/---
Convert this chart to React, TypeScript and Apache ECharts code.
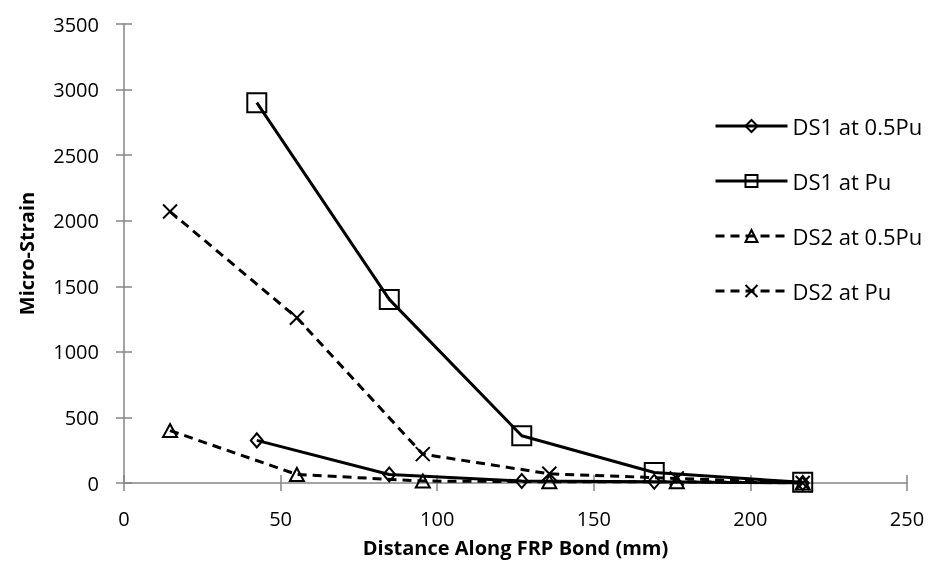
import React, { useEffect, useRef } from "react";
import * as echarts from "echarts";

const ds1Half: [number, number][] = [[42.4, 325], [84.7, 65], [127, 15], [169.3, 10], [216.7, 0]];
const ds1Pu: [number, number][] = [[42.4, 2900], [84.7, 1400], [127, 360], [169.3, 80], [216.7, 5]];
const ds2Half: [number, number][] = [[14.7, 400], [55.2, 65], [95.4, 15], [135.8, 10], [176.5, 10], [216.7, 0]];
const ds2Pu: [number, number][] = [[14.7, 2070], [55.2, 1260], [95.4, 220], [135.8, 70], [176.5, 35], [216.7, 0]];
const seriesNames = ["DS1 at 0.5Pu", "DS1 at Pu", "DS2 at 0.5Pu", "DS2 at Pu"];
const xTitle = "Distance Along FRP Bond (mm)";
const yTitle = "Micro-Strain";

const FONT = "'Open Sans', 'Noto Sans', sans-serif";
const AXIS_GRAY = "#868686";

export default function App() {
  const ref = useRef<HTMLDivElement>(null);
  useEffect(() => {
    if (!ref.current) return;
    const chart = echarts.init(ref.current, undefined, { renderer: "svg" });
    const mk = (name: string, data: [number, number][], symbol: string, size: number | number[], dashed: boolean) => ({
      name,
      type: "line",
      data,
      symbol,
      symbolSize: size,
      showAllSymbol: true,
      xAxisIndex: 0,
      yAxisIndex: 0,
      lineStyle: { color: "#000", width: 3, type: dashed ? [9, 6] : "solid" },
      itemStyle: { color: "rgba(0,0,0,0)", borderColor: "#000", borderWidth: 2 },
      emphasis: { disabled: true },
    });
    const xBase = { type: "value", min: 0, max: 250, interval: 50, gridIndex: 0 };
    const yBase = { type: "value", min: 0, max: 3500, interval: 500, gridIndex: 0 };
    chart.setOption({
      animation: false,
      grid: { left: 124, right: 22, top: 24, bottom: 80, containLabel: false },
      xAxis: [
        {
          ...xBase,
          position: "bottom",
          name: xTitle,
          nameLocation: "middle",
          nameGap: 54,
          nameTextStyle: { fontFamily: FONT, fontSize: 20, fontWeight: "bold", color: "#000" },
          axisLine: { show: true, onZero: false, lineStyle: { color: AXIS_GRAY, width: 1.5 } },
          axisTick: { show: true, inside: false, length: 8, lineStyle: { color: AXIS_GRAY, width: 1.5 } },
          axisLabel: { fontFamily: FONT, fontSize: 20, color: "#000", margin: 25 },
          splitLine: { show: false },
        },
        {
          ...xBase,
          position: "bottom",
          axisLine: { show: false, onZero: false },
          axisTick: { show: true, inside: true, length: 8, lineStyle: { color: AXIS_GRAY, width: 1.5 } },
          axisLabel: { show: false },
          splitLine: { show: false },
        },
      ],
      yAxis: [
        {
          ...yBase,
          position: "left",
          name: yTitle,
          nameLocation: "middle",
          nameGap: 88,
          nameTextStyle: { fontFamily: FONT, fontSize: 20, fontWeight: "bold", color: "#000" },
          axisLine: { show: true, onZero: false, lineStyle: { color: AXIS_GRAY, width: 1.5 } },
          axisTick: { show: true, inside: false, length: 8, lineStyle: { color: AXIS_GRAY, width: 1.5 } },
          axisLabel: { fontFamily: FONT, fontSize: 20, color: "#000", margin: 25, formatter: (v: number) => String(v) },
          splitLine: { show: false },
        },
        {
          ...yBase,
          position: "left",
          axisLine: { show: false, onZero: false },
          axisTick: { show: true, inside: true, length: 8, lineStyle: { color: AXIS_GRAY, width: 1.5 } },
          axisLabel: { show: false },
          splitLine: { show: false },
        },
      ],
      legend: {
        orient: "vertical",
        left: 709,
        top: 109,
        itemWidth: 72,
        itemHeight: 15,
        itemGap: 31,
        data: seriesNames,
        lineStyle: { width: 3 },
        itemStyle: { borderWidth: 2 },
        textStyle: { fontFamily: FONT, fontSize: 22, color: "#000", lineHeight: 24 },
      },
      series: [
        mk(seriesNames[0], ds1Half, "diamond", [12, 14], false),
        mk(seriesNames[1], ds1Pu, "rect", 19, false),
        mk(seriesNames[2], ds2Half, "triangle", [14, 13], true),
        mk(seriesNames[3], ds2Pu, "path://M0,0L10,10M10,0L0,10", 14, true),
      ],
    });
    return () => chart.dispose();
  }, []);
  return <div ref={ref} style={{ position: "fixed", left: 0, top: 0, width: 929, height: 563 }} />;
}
\---
/---
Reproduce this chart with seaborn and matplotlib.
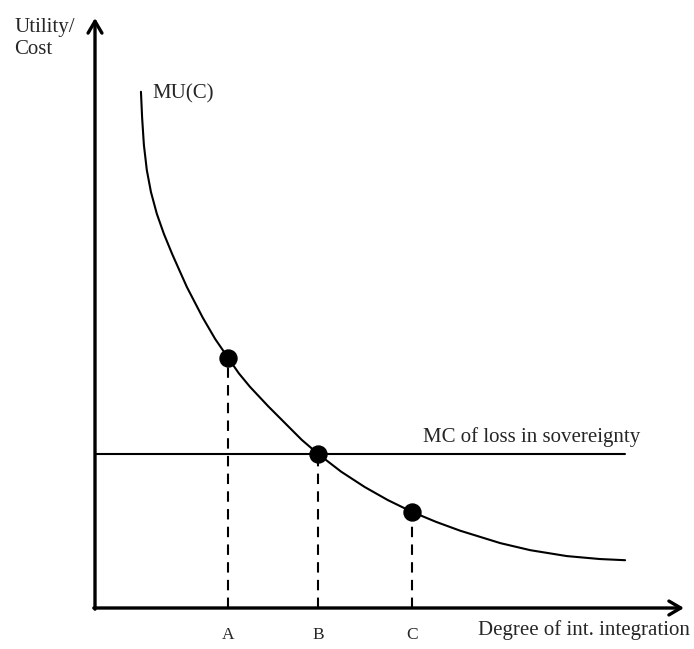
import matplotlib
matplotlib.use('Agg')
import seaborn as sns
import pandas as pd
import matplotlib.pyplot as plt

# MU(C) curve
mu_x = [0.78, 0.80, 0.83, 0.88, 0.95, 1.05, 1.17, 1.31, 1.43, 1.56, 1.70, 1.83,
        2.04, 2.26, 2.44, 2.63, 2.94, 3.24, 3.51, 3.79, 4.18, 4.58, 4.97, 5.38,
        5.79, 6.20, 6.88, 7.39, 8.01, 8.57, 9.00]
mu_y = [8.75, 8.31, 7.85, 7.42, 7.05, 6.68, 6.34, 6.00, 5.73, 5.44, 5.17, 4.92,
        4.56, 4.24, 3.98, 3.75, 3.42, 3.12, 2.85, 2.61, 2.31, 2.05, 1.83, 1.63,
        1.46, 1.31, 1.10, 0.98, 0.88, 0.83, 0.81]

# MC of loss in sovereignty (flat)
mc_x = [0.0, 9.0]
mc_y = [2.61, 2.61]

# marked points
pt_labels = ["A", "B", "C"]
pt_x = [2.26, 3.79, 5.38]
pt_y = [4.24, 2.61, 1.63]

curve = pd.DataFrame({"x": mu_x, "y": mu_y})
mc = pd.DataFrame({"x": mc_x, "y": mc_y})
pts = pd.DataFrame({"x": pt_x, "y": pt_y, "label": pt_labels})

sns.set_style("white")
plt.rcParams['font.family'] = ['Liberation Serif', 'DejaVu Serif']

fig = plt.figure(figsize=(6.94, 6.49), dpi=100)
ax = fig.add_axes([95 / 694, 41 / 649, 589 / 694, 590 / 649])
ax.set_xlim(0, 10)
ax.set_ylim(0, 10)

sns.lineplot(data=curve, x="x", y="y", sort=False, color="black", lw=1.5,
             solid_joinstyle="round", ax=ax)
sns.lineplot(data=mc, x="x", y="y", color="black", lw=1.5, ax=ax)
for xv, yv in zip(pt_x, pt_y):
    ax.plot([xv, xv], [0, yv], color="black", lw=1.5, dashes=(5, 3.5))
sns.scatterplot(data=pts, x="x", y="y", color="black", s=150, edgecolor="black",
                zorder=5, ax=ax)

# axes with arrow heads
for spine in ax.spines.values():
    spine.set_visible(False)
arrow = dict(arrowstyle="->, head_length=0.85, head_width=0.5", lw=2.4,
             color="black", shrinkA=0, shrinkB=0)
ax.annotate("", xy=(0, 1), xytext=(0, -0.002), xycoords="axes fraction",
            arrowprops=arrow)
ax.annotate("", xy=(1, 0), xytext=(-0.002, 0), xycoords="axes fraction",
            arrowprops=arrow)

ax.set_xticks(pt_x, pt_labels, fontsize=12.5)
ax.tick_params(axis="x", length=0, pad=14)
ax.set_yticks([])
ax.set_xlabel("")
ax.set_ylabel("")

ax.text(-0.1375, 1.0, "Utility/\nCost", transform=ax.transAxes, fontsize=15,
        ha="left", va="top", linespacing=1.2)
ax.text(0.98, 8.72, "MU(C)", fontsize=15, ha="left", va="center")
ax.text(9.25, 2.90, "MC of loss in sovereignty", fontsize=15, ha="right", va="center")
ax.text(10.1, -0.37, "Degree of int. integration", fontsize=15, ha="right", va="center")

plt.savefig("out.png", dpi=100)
\---
- _What the task asks_
Of all the lines in the material above, how many contain the word "this"? Give only the count.

- _Written response_
2